STORED DATA:
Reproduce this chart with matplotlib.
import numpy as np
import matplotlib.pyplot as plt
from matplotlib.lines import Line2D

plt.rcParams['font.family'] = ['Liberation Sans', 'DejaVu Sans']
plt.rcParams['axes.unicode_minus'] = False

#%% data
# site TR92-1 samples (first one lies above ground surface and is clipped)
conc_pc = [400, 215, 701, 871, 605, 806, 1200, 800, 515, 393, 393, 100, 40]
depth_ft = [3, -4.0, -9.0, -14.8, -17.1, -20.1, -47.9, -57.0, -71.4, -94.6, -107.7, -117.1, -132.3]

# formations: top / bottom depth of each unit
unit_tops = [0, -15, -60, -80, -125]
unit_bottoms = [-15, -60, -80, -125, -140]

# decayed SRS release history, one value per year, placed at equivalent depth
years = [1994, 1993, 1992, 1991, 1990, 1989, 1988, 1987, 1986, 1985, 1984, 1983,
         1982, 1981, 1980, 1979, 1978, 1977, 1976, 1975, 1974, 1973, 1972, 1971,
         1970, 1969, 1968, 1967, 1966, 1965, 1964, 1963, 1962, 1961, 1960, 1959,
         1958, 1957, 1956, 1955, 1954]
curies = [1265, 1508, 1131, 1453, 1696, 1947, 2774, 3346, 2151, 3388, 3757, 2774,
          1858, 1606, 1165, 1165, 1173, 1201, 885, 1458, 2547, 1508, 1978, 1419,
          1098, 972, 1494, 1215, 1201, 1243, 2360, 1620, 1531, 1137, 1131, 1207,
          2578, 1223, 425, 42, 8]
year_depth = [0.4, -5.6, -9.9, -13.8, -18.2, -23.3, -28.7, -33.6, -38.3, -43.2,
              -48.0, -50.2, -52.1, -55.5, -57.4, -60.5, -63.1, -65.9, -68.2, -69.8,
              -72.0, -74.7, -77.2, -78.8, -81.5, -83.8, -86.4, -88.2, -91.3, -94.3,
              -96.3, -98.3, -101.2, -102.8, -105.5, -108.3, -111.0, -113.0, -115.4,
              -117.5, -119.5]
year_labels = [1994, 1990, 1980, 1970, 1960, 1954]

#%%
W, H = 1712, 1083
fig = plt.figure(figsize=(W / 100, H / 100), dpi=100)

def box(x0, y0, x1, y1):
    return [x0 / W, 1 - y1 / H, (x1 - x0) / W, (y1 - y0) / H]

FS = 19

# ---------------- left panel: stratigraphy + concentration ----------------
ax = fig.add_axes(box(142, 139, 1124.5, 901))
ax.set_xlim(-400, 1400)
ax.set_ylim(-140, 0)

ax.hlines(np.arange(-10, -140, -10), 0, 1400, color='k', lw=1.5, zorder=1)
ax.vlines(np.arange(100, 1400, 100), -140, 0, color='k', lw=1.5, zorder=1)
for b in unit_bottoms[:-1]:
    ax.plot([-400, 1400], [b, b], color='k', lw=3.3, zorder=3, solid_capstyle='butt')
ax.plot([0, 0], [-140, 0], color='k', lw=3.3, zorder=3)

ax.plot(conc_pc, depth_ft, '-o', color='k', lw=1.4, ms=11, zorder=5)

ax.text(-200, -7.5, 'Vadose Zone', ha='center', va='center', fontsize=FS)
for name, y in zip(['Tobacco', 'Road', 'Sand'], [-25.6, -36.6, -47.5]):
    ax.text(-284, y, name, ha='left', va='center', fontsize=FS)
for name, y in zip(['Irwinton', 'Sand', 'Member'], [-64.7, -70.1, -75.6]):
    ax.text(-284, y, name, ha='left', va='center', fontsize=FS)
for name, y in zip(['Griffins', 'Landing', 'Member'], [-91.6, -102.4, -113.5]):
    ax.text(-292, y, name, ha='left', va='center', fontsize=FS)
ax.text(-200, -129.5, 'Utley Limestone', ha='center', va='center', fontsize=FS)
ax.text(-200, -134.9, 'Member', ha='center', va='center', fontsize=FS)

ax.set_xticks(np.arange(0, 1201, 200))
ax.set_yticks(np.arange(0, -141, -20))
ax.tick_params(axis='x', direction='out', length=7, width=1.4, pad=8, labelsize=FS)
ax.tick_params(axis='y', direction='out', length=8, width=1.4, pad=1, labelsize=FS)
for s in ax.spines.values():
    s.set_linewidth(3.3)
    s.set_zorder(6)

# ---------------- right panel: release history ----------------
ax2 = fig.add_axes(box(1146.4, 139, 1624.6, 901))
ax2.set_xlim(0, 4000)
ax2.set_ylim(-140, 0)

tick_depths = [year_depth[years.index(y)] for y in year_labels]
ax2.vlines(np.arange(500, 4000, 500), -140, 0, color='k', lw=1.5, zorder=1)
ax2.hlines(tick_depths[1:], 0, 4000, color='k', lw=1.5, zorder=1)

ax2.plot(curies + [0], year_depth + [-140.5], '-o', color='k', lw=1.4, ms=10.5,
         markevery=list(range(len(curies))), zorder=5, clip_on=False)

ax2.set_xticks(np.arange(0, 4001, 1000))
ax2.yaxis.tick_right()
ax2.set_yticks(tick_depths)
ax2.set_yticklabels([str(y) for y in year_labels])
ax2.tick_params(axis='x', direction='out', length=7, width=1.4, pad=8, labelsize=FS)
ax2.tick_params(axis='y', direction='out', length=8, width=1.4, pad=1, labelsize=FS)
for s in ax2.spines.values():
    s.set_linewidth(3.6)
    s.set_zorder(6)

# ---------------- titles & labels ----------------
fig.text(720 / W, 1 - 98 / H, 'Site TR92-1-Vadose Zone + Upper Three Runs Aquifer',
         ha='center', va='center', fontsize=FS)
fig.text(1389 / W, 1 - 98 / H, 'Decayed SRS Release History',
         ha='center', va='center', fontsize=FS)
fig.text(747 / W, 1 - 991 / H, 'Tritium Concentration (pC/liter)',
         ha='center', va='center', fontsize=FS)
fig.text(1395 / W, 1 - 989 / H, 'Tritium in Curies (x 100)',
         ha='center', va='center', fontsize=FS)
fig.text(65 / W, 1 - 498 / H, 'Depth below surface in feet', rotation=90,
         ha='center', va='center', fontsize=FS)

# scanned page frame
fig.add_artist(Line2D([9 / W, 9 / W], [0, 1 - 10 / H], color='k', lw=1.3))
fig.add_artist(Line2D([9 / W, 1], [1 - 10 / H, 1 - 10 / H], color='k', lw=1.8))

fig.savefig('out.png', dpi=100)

CHALLENGE:
All lines from the beginning of the material above through the one with "unit_bottoms = [-15, -60, -80, -125, -140]" need to be returned exactly; please return those and only those.

SOLUTION FOR THIS EXERCISE:
Reproduce this chart with matplotlib.
import numpy as np
import matplotlib.pyplot as plt
from matplotlib.lines import Line2D

plt.rcParams['font.family'] = ['Liberation Sans', 'DejaVu Sans']
plt.rcParams['axes.unicode_minus'] = False

#%% data
# site TR92-1 samples (first one lies above ground surface and is clipped)
conc_pc = [400, 215, 701, 871, 605, 806, 1200, 800, 515, 393, 393, 100, 40]
depth_ft = [3, -4.0, -9.0, -14.8, -17.1, -20.1, -47.9, -57.0, -71.4, -94.6, -107.7, -117.1, -132.3]

# formations: top / bottom depth of each unit
unit_tops = [0, -15, -60, -80, -125]
unit_bottoms = [-15, -60, -80, -125, -140]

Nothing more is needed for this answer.